Tom Ham: what happens when you are the product

Image: Adobe StockImage: Adobe Stock
Image: Adobe Stock
Tom Ham, group CEO at Calton, on a client’s dilemma should their financial adviser move on.

You may have read lately about consolidation in the vet profession. A decade or so ago about 90 per cent of vet practices were owned by the vets themselves – they were local, accountable, accessible and, above all, small.

Spool forward to 2024 and now around 60 per cent of vet practices are owned by one of six massive private-equity (PE) backed businesses. The impact hasn’t been beneficial, generally, prices have gone up as the PE overlords look to make a turn on their investment. Diseconomies of scale are such a concern that the Competition and Markets Authority has announced a review of the sector.

This trend isn’t limited to vets. Financial advisers are going the same way. In the last couple of years alone, hundreds of advice firms have been sold to big consolidators.

If you’re the client of an advice firm that’s selling out, you need to know the driver behind it is usually that the principal of that firm is ready to retire and looking to realise some value from their business. That value is overwhelmingly based on the fees you pay.

You haven’t consented to your fees going elsewhere. So how can you be sold on?

In short, the system depends on inertia – consolidators bet that you will prefer a new home with them, rather than taking action to find a new adviser by yourself, and in the main they are right.

The plot thickens. Many consolidators will expect you will also agree to move your assets onto an investment platform and into portfolios run by them. You may also be asked to pay a higher ongoing advice charge. The profits from this go towards paying out your exiting adviser – in effect you are subsidising their exit.

So what are your choices if you learn that your existing adviser is planning to sell up to a consolidator?

The first thing to do is remember that you are in control. It is your money and you have the right to take it elsewhere if you wish. It is common to feel powerless in this situation, but you definitely are not.

Broadly speaking you have three choices...

1Move to the new firm

If you decide that this is what you want to do, it requires little work. If the new firm wants to change your investments or charge you more, then they need to inform you, showing the impact. If you are not happy, you may be able to stay with what you have – bear in mind your existing adviser may pressure you as their payout will depend at least in part on getting as many clients as possible moved into the new ‘house’ proposition.

2 Find a new adviser You have the right to find a new adviser and transfer the servicing of your investments to them. The main thing is to ensure you are comfortable with the firm, that they are independent, don’t intend to sell out any time soon, and you understand how their service compares to what you are used to.

3 Be your own boss You can, of course, do away with the services of an adviser completely and manage your own money.
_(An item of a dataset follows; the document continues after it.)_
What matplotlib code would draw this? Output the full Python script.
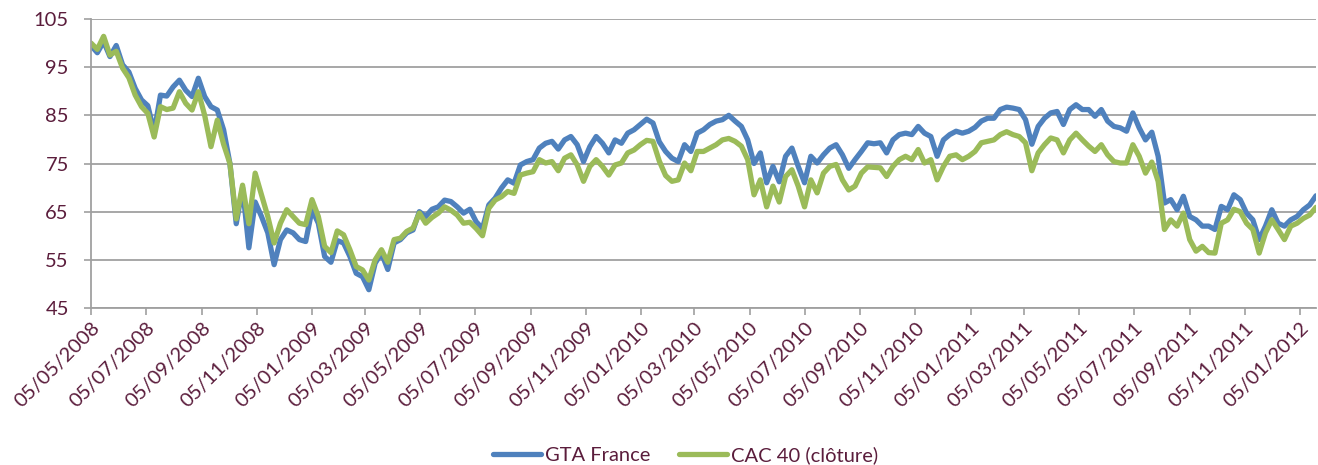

This will normally involve moving your assets to a provider who deals direct, and means you are responsible for all decisions on investment, risk, tax, and more.

The key is to really understand what your existing adviser has given you, in terms of ongoing service, investment portfolio, and financial products, and then to compare that to what you’re going to be getting. So, for example, you may be used to a twice-yearly visit, perhaps the new firm is telephone-based. Are you happy with that? If the level of service is less, is the price less too? Do the new portfolios have a similar track record to what you’re used to, and are they priced similarly? Most importantly: do you understand fully what’s happening?

This isn’t theoretical: the CEO of True Potential, one of the biggest consolidators, recently said publicly: “When our clients call in, what they’re looking for is guidance, for help using technology... It’s very rare that they need to step into the advice side of things. Of course they do at times, and we have advisers to do so.”

True Potential undeniably offers its customers an ongoing service, and charges an ongoing fee for it, along with the cost of its own investment platform and its own investment portfolios. But it’s a very different service to most financial advice firms – and a great example of how things can change radically as the result of an adviser firm selling up.

It is worth saying that my firm, Calton, also takes in advisers who are ready to be part of something larger. However, we are a financial planning business that offers face-to-face service – and most clients who come to us end up paying less than under their old arrangement.

The one thing we never forget and that you must never forget – you are not a product to be bought and sold. You come first and you always have choices.